Sparatorie e combattimenti all’arma bianca (per di più coi coltelli) sono riprodotti in modo marcatamente action: il nostro consiglio è di giocare al livello di difficoltà massimo per evitare che il nostro alter ego sopravviva a un numero spropositato di colpi di lupara.
“Mafia Terra Madre non sarà molto rigiocabile ma dà il meglio di sé in ‘prima visione’, riuscendo a calarci in uno spaccato storico duro, brutale, ma al contempo ammaliante e avvolgente in cui o si uccide o si viene uccisi”

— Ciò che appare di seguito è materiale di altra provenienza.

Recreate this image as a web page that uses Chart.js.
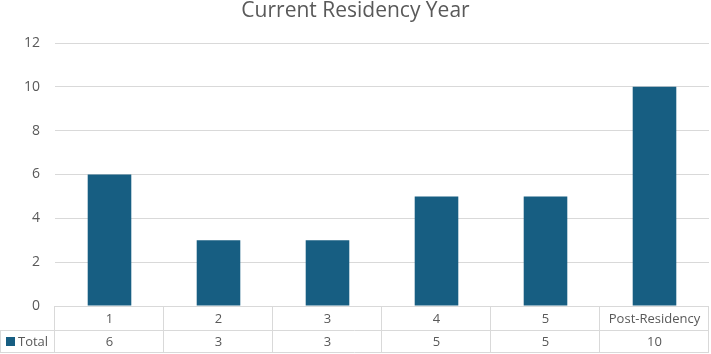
<!DOCTYPE html>
<html>
<head>
<meta charset="utf-8">
<script src="https://cdn.jsdelivr.net/npm/chart.js@4"></script>
<style>
  html, body { margin: 0; padding: 0; background: #fff; }
  #wrap { width: 711px; height: 354px; }
</style>
</head>
<body>
<div id="wrap"><canvas id="chart" width="711" height="354"></canvas></div>
<script>
// Chart values
const chartTitle = 'Current Residency Year';
const categories = ['1', '2', '3', '4', '5', 'Post-Residency'];
const totals = [6, 3, 3, 5, 5, 10];
const seriesName = 'Total';
const yTicks = [0, 2, 4, 6, 8, 10, 12];

const barColor = '#175e82';
const lineColor = '#d9d9d9';
const textColor = '#595959';
const fontFamily = '"Open Sans", "Noto Sans", sans-serif';

// title + Excel-style data table under the plot
const dataTable = {
  id: 'dataTable',
  afterDraw(chart) {
    const { ctx, chartArea, scales } = chart;
    const x = scales.x;
    const top = chartArea.bottom;
    const mid = top + 24;
    const bottom = mid + 22;
    const left = chartArea.left;
    const right = chartArea.right;
    const step = (right - left) / categories.length;

    ctx.save();
    ctx.fillStyle = textColor;
    ctx.font = '21px ' + fontFamily;
    ctx.textAlign = 'center';
    ctx.textBaseline = 'alphabetic';
    ctx.fillText(chartTitle, chart.width / 2, 17);

    ctx.strokeStyle = lineColor;
    ctx.lineWidth = 1;
    ctx.beginPath();
    ctx.moveTo(left, top + 0.5); ctx.lineTo(right, top + 0.5);
    ctx.moveTo(0, mid + 0.5); ctx.lineTo(right, mid + 0.5);
    ctx.moveTo(0, bottom + 0.5); ctx.lineTo(right, bottom + 0.5);
    for (let i = 0; i <= categories.length; i++) {
      const px = Math.round(left + step * i) - 0.5;
      ctx.moveTo(px, top); ctx.lineTo(px, bottom + 1);
    }
    ctx.moveTo(0.5, mid); ctx.lineTo(0.5, bottom + 1);
    ctx.stroke();

    ctx.font = '13px ' + fontFamily;
    ctx.textBaseline = 'middle';
    categories.forEach((c, i) => {
      const cx = x.getPixelForValue(i);
      ctx.fillText(c, cx, (top + mid) / 2 + 1);
      ctx.fillText(String(totals[i]), cx, (mid + bottom) / 2 + 1);
    });

    // legend key
    ctx.fillStyle = barColor;
    ctx.fillRect(6, mid + 7, 9, 9);
    ctx.fillStyle = textColor;
    ctx.textAlign = 'left';
    ctx.fillText(seriesName, 18, (mid + bottom) / 2 + 1);
    ctx.restore();
  }
};

new Chart(document.getElementById('chart'), {
  type: 'bar',
  data: {
    labels: categories,
    datasets: [{
      label: seriesName,
      data: totals,
      backgroundColor: barColor,
      categoryPercentage: 1,
      barPercentage: 0.4
    }]
  },
  options: {
    responsive: false,
    animation: false,
    layout: { padding: { left: 0, right: 2, top: 43, bottom: 40 } },
    plugins: {
      legend: { display: false },
      tooltip: { enabled: false },
      title: { display: false }
    },
    scales: {
      x: {
        ticks: { display: false },
        grid: { display: false },
        border: { display: false }
      },
      y: {
        min: 0,
        max: 12,
        afterBuildTicks(scale) { scale.ticks = yTicks.map(v => ({ value: v })); },
        afterFit(scale) { scale.width = 55; },
        ticks: {
          color: textColor,
          padding: 15,
          font: { family: fontFamily, size: 14 }
        },
        grid: { color: lineColor, drawTicks: false },
        border: { display: false }
      }
    }
  },
  plugins: [dataTable]
});
</script>
</body>
</html>
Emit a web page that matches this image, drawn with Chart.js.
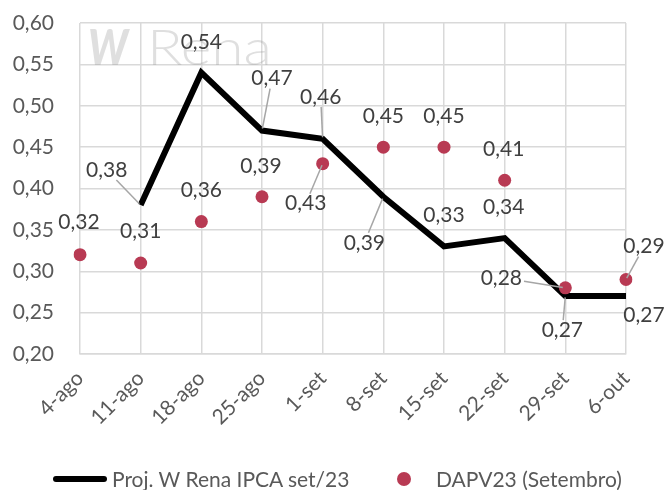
<!DOCTYPE html>
<html lang="pt-BR">
<head>
<meta charset="utf-8">
<title>Proj. W Rena IPCA set/23 x DAPV23</title>
<script src="https://cdn.jsdelivr.net/npm/chart.js@4.4.0/dist/chart.umd.min.js"></script>
<style>
  html, body { margin: 0; padding: 0; background: #fff; }
  #wrap { position: relative; width: 669px; height: 490px; font-family: Lato, "Open Sans", sans-serif; }
  #legend { position: absolute; left: 0; top: 466px; width: 669px; height: 24px; color: #595959; font-size: 21px; }
  .leg-line { position: absolute; left: 53px; top: 10px; width: 54px; height: 6px; background: #000; border-radius: 3px; }
  .leg-dot { position: absolute; left: 397px; top: 6px; width: 14px; height: 14px; border-radius: 50%; background: #B83A53; }
  .leg-text { position: absolute; top: 0; line-height: 26px; white-space: nowrap; }
</style>
</head>
<body>
<div id="wrap">
  <canvas id="chart" width="669" height="490"></canvas>
  <div id="legend">
    <span class="leg-line"></span><span class="leg-text" style="left:112px">Proj. W Rena IPCA set/23</span>
    <span class="leg-dot"></span><span class="leg-text" style="left:436px">DAPV23 (Setembro)</span>
  </div>
</div>
<script>
// Dados
const categorias = ['4-ago', '11-ago', '18-ago', '25-ago', '1-set', '8-set', '15-set', '22-set', '29-set', '6-out'];
const projWRena = [null, 0.38, 0.54, 0.47, 0.46, 0.39, 0.33, 0.34, 0.27, 0.27];
const dapv23 = [0.32, 0.31, 0.36, 0.39, 0.43, 0.45, 0.45, 0.41, 0.28, 0.29];
const eixoY = { min: 0.20, max: 0.60, passo: 0.05 };

const fmt = v => v.toFixed(2).replace('.', ',');

// posição dos rótulos em relação ao ponto [dx, dy, linha de chamada]
const rotulosLinha = [null, [-34, -35, true], [0, -30], [10, -52, true], [-2, -42, true],
  [-19, 46, true], [0, -31], [-1, -31], [-3, 34, true], [18, 19]];
const rotulosPontos = [[-1, -32], [0, -32], [0, -31], [-1, -31], [-17, 40, true],
  [0, -31], [0, -31], [-1, -31], [-64, -10, true], [18, -33, true]];

// marca d'água
const marcaDagua = {
  id: 'marcaDagua',
  beforeDatasetsDraw(chart) {
    const ctx = chart.ctx;
    ctx.save();
    ctx.fillStyle = 'rgba(150,150,150,0.3)';
    ctx.textBaseline = 'alphabetic';
    ctx.font = 'italic 900 50px Lato';
    let w = ctx.measureText('W').width;
    ctx.save();
    ctx.translate(88, 65);
    ctx.scale(40 / w, 1);
    ctx.fillText('W', 0, 0);
    ctx.restore();
    ctx.font = '300 50px Lato';
    w = ctx.measureText('Rena').width;
    ctx.translate(147, 65);
    ctx.scale(125 / w, 1);
    ctx.fillText('Rena', 0, 0);
    ctx.restore();
  }
};

// rótulos de dados com linhas de chamada
const rotulos = {
  id: 'rotulos',
  afterDatasetsDraw(chart) {
    const ctx = chart.ctx;
    ctx.save();
    ctx.font = '21px Lato';
    ctx.fillStyle = '#404040';
    ctx.textAlign = 'center';
    ctx.textBaseline = 'middle';
    const conf = [rotulosLinha, rotulosPontos];
    chart.data.datasets.forEach((ds, di) => {
      const meta = chart.getDatasetMeta(di);
      meta.data.forEach((pt, i) => {
        const v = ds.data[i];
        const o = conf[di][i];
        if (v === null || !o) return;
        const cx = pt.x + o[0], cy = pt.y + o[1];
        const txt = fmt(v);
        const hw = ctx.measureText(txt).width / 2 + 2, hh = 10;
        if (o[2]) {
          // ponto na borda da caixa do rótulo
          const dx = pt.x - cx, dy = pt.y - cy;
          const t = Math.min(Math.abs(dx) > 0 ? hw / Math.abs(dx) : Infinity,
                             Math.abs(dy) > 0 ? hh / Math.abs(dy) : Infinity);
          ctx.beginPath();
          ctx.strokeStyle = '#a6a6a6';
          ctx.lineWidth = 1.5;
          ctx.moveTo(cx + dx * t, cy + dy * t);
          ctx.lineTo(pt.x - dx * 0.04, pt.y - dy * 0.04);
          ctx.stroke();
        }
        ctx.fillText(txt, cx, cy);
      });
    });
    ctx.restore();
  }
};

const ctx = document.getElementById('chart').getContext('2d');
const grafico = new Chart(ctx, {
  type: 'line',
  data: {
    labels: categorias,
    datasets: [{
      label: 'Proj. W Rena IPCA set/23',
      data: projWRena,
      borderColor: '#000',
      borderWidth: 6,
      borderJoinStyle: 'miter',
      pointRadius: 0,
      tension: 0,
      order: 1
    }, {
      label: 'DAPV23 (Setembro)',
      data: dapv23,
      showLine: false,
      pointRadius: 6.5,
      pointHoverRadius: 6.5,
      pointBackgroundColor: '#B83A53',
      pointBorderWidth: 0,
      order: 0
    }]
  },
  options: {
    responsive: false,
    animation: false,
    layout: { padding: { left: 0, top: 23, right: 43, bottom: 0 } },
    plugins: { legend: { display: false }, tooltip: { enabled: false } },
    scales: {
      x: {
        offset: false,
        grid: { color: '#d9d9d9', lineWidth: 1.5, drawTicks: false },
        border: { color: '#d9d9d9', width: 1.5 },
        ticks: { color: '#595959', font: { family: 'Lato', size: 21 }, maxRotation: 45, minRotation: 45, padding: 12 },
        afterFit(s) { s.height = 136; }
      },
      y: {
        min: eixoY.min,
        max: eixoY.max,
        grid: { color: '#d9d9d9', lineWidth: 1.5, drawTicks: false },
        border: { display: false },
        ticks: { stepSize: eixoY.passo, color: '#595959', font: { family: 'Lato', size: 21 }, padding: 26,
                 callback: v => fmt(v) },
        afterFit(s) {
          s.width = 80;
          // o espaçamento dos rótulos não deve empurrar a área do gráfico
          s.paddingTop = 12;
          s.paddingBottom = 12;
        }
      }
    }
  },
  plugins: [marcaDagua, rotulos]
});
</script>
</body>
</html>
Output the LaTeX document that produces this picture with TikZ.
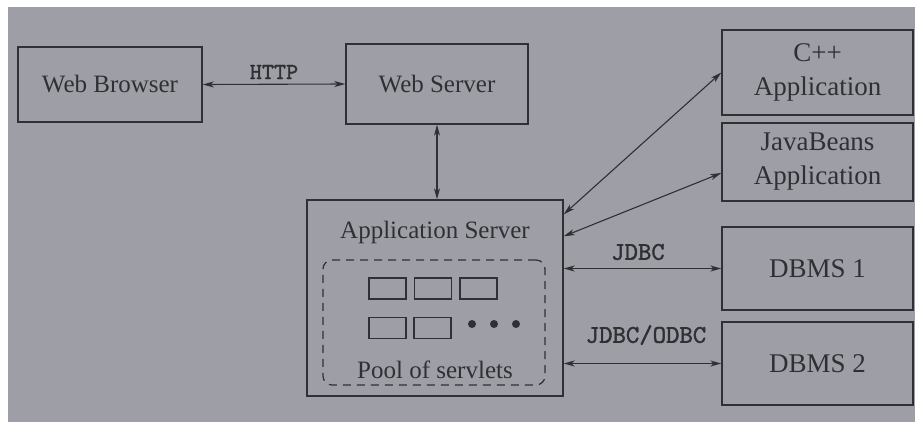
\documentclass[tikz,border=0pt]{standalone}
\usepackage{fontspec}
\setmainfont{Liberation Serif}
\newfontfamily\protofont{lmmono10-regular.otf}[FakeBold=1.6]
\usetikzlibrary{arrows.meta,calc}
\definecolor{paper}{RGB}{158,158,166}
\definecolor{ink}{RGB}{48,48,52}
\tikzset{
  box/.style={draw=ink, line width=1.4pt, inner sep=0pt, text=ink, align=center},
  lbox/.style={box, font=\fontsize{25}{30}\selectfont},
  rbox/.style={box, font=\fontsize{27}{34}\selectfont, minimum width=191pt},
  cell/.style={draw=ink, line width=1.2pt, minimum width=37pt, minimum height=21pt, inner sep=0pt},
  link/.style={draw=ink, line width=1.1pt, {Stealth[length=11pt,width=6pt,inset=3pt]}-{Stealth[length=11pt,width=6pt,inset=3pt]}},
  proto/.style={text=ink, font=\protofont\fontsize{25.5}{30}\selectfont},
  plain/.style={text=ink, font=\fontsize{25}{30}\selectfont}
}
\begin{document}
\begin{tikzpicture}[x=1pt,y=-1pt]
  % page and scanned paper
  \fill[white] (0,0) rectangle (915,422);
  \fill[paper] (8,7) rectangle (915,422);
  \useasboundingbox (0,0) rectangle (915,422);

  % web tier
  \node[lbox, minimum width=184pt, minimum height=75pt] (wb) at (110,84.5) {Web Browser};
  \node[lbox, minimum width=182pt, minimum height=80pt] (ws) at (437,84) {Web Server};

  % application server with its servlet pool
  \node[box, minimum width=256pt, minimum height=196pt] (as) at (435,298) {};
  \node[plain] (ast) at (435,232) {Application Server};
  \node[draw=ink, line width=1.2pt, dash pattern=on 8pt off 6pt, rounded corners=9pt,
        minimum width=222pt, minimum height=125pt, inner sep=0pt] (pool) at (434,322.5) {};
  \node[cell] (c1) at (387.5,288.5) {};
  \node[cell] (c2) at (433,288.5) {};
  \node[cell] (c3) at (478.5,288.5) {};
  \node[cell] (c4) at (387.5,328) {};
  \node[cell] (c5) at (432.5,328) {};
  \fill[ink] (472,324) circle (4pt) (494,324) circle (4pt) (516,324) circle (4pt);
  \node[plain] (poolt) at (435,370) {Pool of servlets};

  % back-end systems
  \node[rbox, minimum height=85pt] (cpp) at (817.5,72.5) {C++\\Application};
  \node[rbox, minimum height=78pt] (jb) at (817.5,162) {JavaBeans\\Application};
  \node[rbox, minimum height=83pt] (db1) at (817.5,268.5) {DBMS 1};
  \node[rbox, minimum height=83pt] (db2) at (817.5,363.5) {DBMS 2};

  % connectors
  \draw[link] (wb.east) -- (ws.west);
  \node[proto, font=\protofont\fontsize{23}{27}\selectfont] (http) at (274,72) {HTTP};
  \draw[link] (ws.south) -- (ws.south |- as.north);
  \draw[link] ($(as.north east)+(0,15)$) -- (cpp.west);
  \draw[link] ($(as.north east)+(0,37)$) -- ([yshift=-11pt]jb.west);
  \draw[link] (db1.west -| as.east) -- (db1.west);
  \node[proto] (jdbc) at (638,252) {JDBC};
  \draw[link] (db2.west -| as.east) -- (db2.west);
  \node[proto] (odbc) at (646,335) {JDBC/ODBC};
\end{tikzpicture}
\end{document}
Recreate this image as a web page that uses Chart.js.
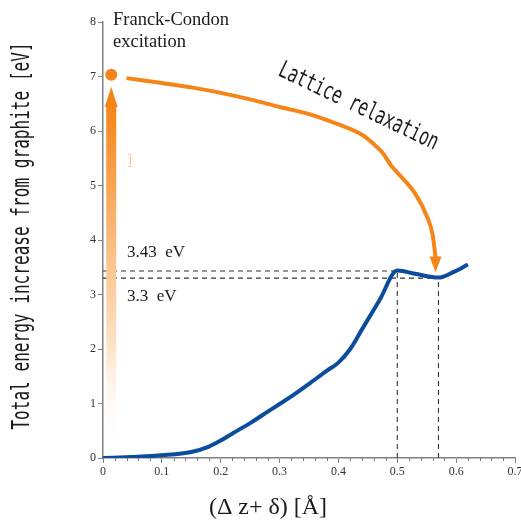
<!DOCTYPE html>
<html>
<head>
<meta charset="utf-8">
<script src="https://cdn.jsdelivr.net/npm/chart.js@4"></script>
<style>html,body{margin:0;padding:0;background:#fff}</style>
</head>
<body>
<canvas id="c" width="521" height="522"></canvas>
<script>
// axis ticks
const xTicks = [0, 0.1, 0.2, 0.3, 0.4, 0.5, 0.6, 0.7];
const xMinorTicks = [0.02, 0.04, 0.06, 0.08, 0.12, 0.14, 0.16, 0.18, 0.22, 0.24, 0.26, 0.28,
  0.32, 0.34, 0.36, 0.38, 0.42, 0.44, 0.46, 0.48, 0.52, 0.54, 0.56, 0.58, 0.62, 0.64, 0.66, 0.68];
const yTicks = [0, 1, 2, 3, 4, 5, 6, 7, 8];

// total energy curve (blue)
const energyX = [0, 0.05, 0.1, 0.15, 0.18, 0.2, 0.22, 0.25, 0.28, 0.3, 0.32, 0.35, 0.38, 0.4, 0.42, 0.44, 0.47, 0.5, 0.53, 0.57, 0.595, 0.62];
const energyY = [0, 0.02, 0.05, 0.11, 0.21, 0.32, 0.45, 0.64, 0.85, 0.99, 1.13, 1.36, 1.6, 1.75, 2.0, 2.36, 2.9, 3.44, 3.38, 3.31, 3.41, 3.55];

// lattice relaxation path (orange)
const relaxX = [0.04, 0.1, 0.15, 0.2, 0.25, 0.3, 0.35, 0.4, 0.44, 0.46, 0.475, 0.49, 0.51, 0.53, 0.55, 0.56, 0.565];
const relaxY = [6.97, 6.88, 6.8, 6.7, 6.58, 6.44, 6.31, 6.12, 5.93, 5.76, 5.6, 5.36, 5.12, 4.86, 4.44, 4.1, 3.68];
const relaxTip = [0.565, 3.41];

// Franck-Condon excitation
const fcX = 0.014;
const fcShaft = [0.15, 6.44];
const fcTip = 6.81;
const fcDot = [0.014, 7.03];

// reference levels
const peakE = 3.43, peakX = 0.5;
const minE = 3.3, minX = 0.57;

const ORANGE = '#f58518';
const BLUE = '#0b4c9c';
const AXIS = '#808080';
const SERIF = '"Liberation Serif", "Times New Roman", serif';
const MONO = '"DejaVu Sans Mono", monospace';

const pts = (xs, ys) => xs.map((x, i) => ({ x, y: ys[i] }));
const dashed = (data) => ({
  data, showLine: true, borderColor: '#333', borderWidth: 1.1,
  borderDash: [5, 4], pointRadius: 0, fill: false,
});

function shaftGradient(context) {
  const chart = context.chart;
  const { ctx, chartArea, scales } = chart;
  if (!chartArea) return ORANGE;
  const y0 = scales.y.getPixelForValue(fcShaft[0]);
  const y1 = scales.y.getPixelForValue(fcShaft[1]);
  const g = ctx.createLinearGradient(0, y0, 0, y1);
  g.addColorStop(0, 'rgba(255,255,255,0)');
  g.addColorStop(0.3, '#fde3c8');
  g.addColorStop(0.55, '#fbc48d');
  g.addColorStop(0.8, '#f8a04b');
  g.addColorStop(1, ORANGE);
  return g;
}

const annotations = {
  id: 'annotations',
  afterDatasetsDraw(chart) {
    const { ctx, scales: { x, y } } = chart;
    ctx.save();
    ctx.fillStyle = ORANGE;
    // arrowhead on excitation arrow
    const ax = x.getPixelForValue(fcX);
    const aBase = y.getPixelForValue(fcShaft[1]);
    const aTip = y.getPixelForValue(fcTip);
    ctx.beginPath();
    ctx.moveTo(ax - 6.5, aBase);
    ctx.lineTo(ax + 6.5, aBase);
    ctx.lineTo(ax, aTip);
    ctx.closePath();
    ctx.fill();
    // arrowhead on relaxation path
    const rx = x.getPixelForValue(relaxTip[0]);
    const rTip = y.getPixelForValue(relaxTip[1]);
    const rBase = y.getPixelForValue(relaxY[relaxY.length - 1]) - 1;
    ctx.beginPath();
    ctx.moveTo(rx - 6, rBase);
    ctx.lineTo(rx + 6, rBase);
    ctx.lineTo(rx, rTip);
    ctx.closePath();
    ctx.fill();
    // faint stray mark beside the arrow
    ctx.strokeStyle = '#fbc48d';
    ctx.lineWidth = 1;
    ctx.beginPath();
    ctx.moveTo(128, 154.5); ctx.lineTo(130.5, 154.5); ctx.lineTo(130.5, 166.5); ctx.lineTo(128, 166.5);
    ctx.stroke();
    ctx.restore();
  },
  afterDraw(chart) {
    const { ctx, scales: { x, y } } = chart;
    ctx.save();
    // minor x ticks
    ctx.strokeStyle = AXIS;
    ctx.lineWidth = 1;
    const axisY = y.getPixelForValue(0);
    xMinorTicks.forEach(v => {
      const px = Math.round(x.getPixelForValue(v)) + 0.5;
      ctx.beginPath();
      ctx.moveTo(px, axisY);
      ctx.lineTo(px, axisY + 3);
      ctx.stroke();
    });

    ctx.fillStyle = '#1a1a1a';
    ctx.textBaseline = 'alphabetic';
    ctx.textAlign = 'left';
    ctx.font = '18.5px ' + SERIF;
    ctx.fillText('Franck-Condon', 113, 25);
    ctx.fillText('excitation', 113, 47);

    ctx.font = '17px ' + SERIF;
    ctx.fillText('3.43  eV', 127, 257);
    ctx.fillText('3.3  eV', 127, 301);

    ctx.textAlign = 'center';
    ctx.font = '24px ' + SERIF;
    ctx.fillText('(\u0394 z+ \u03b4) [\u00c5]', 268, 514);

    // y axis title, condensed
    ctx.save();
    ctx.translate(29, 236);
    ctx.rotate(-Math.PI / 2);
    ctx.scale(0.67, 1);
    ctx.font = '24px ' + MONO;
    ctx.fillText('Total energy increase from graphite [eV]', 0, 0);
    ctx.restore();

    // rotated annotation
    ctx.save();
    ctx.translate(277, 75);
    ctx.rotate(25.5 * Math.PI / 180);
    ctx.scale(0.67, 1);
    ctx.textAlign = 'left';
    ctx.font = '24px ' + MONO;
    ctx.fillText('Lattice relaxation', 0, 0);
    ctx.restore();

    ctx.restore();
  }
};

new Chart(document.getElementById('c'), {
  type: 'scatter',
  data: {
    datasets: [
      {
        data: pts(energyX, energyY), showLine: true, borderColor: BLUE,
        borderWidth: 4, pointRadius: 0, cubicInterpolationMode: 'monotone',
      },
      {
        data: pts(relaxX, relaxY), showLine: true, borderColor: ORANGE,
        borderWidth: 4, pointRadius: 0, cubicInterpolationMode: 'monotone',
      },
      {
        data: [{ x: fcDot[0], y: fcDot[1] }], showLine: false,
        pointRadius: 6, pointBackgroundColor: ORANGE, pointBorderWidth: 0,
      },
      {
        data: [{ x: fcX, y: fcShaft[0] }, { x: fcX, y: fcShaft[1] }], showLine: true,
        borderColor: shaftGradient, borderWidth: 10, borderCapStyle: 'butt', pointRadius: 0,
      },
      dashed([{ x: 0, y: peakE }, { x: peakX, y: peakE }]),
      dashed([{ x: 0, y: minE }, { x: minX, y: minE }]),
      dashed([{ x: peakX, y: 0 }, { x: peakX, y: peakE }]),
      dashed([{ x: minX, y: 0 }, { x: minX, y: minE }]),
    ],
  },
  options: {
    responsive: false,
    animation: false,
    layout: { padding: { top: 22, right: 5, left: 0, bottom: 0 } },
    plugins: { legend: { display: false }, tooltip: { enabled: false } },
    scales: {
      x: {
        type: 'linear', min: 0, max: 0.7,
        afterBuildTicks: s => { s.ticks = xTicks.map(v => ({ value: v })); },
        afterFit: s => { s.height = 64; s.paddingLeft = 0; s.paddingRight = 0; },
        ticks: { color: '#333', font: { family: SERIF, size: 12 }, padding: 2, maxRotation: 0,
                 callback: v => String(v) },
        grid: { drawOnChartArea: false, drawTicks: true, tickLength: 5, color: AXIS },
        border: { display: true, color: AXIS, width: 1.5 },
      },
      y: {
        type: 'linear', min: 0, max: 8,
        afterBuildTicks: s => { s.ticks = yTicks.map(v => ({ value: v })); },
        afterFit: s => { s.width = 103; },
        ticks: { color: '#333', font: { family: SERIF, size: 12 }, padding: 2,
                 callback: v => String(v) },
        grid: { drawOnChartArea: false, drawTicks: true, tickLength: 5, color: AXIS },
        border: { display: true, color: AXIS, width: 1.5 },
      },
    },
  },
  plugins: [annotations],
});
</script>
</body>
</html>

Residuali ma comunque soddisfacenti le sessioni a bordo dei veicoli di inizio Novecento: anche in questo caso, impostando l’opzione simulativa, li sentirete persino arrancare quando il terreno si fa sconnesso (praticamente ovunque) e in salita.

Non siamo, sul fronte dei controlli, ai particolari profusi nel Mafia originale ma comunque è forte l’impressione di essere alla guida di poltrone che poggiano su ruote piccolissime e che potrebbero capottare alla prima curva. Di contro le sequenze a cavallo regalano una minor soddisfazione risultando prettamente arcade.

Applausi a scena aperta, invece, per gli scenari: il colpo d’occhio è notevole con paesaggi da cartolina che rendono davvero indimenticabili inseguimenti, rapine e sparatorie. In pochi chilometri quadrati virtuali è sintetizzata l’intera Trinacria, con le sue meraviglie naturali e architettoniche.
Insomma, c’è tutto e forse pure qualcosina in più. Manca ovviamente quella cura nei dettagli che caratterizzò il capostipite per merito degli sviluppatori dell’epoca (che hanno appena ultimato l’ottimo Kingdom Come Deliverance II) ma al netto delle lamentele di vecchi mugugnoni forse eccessivamente affezionati al titolo del 2002, Mafia Terra Madre è un’ottima avventura in terza persona. Con le sue luci, ma anche con diverse ombre. Come la Sicilia che 2K e Hangar 13 (con la “complicità connivente” di una startup italiana) hanno voluto trasportare su piccolo schermo.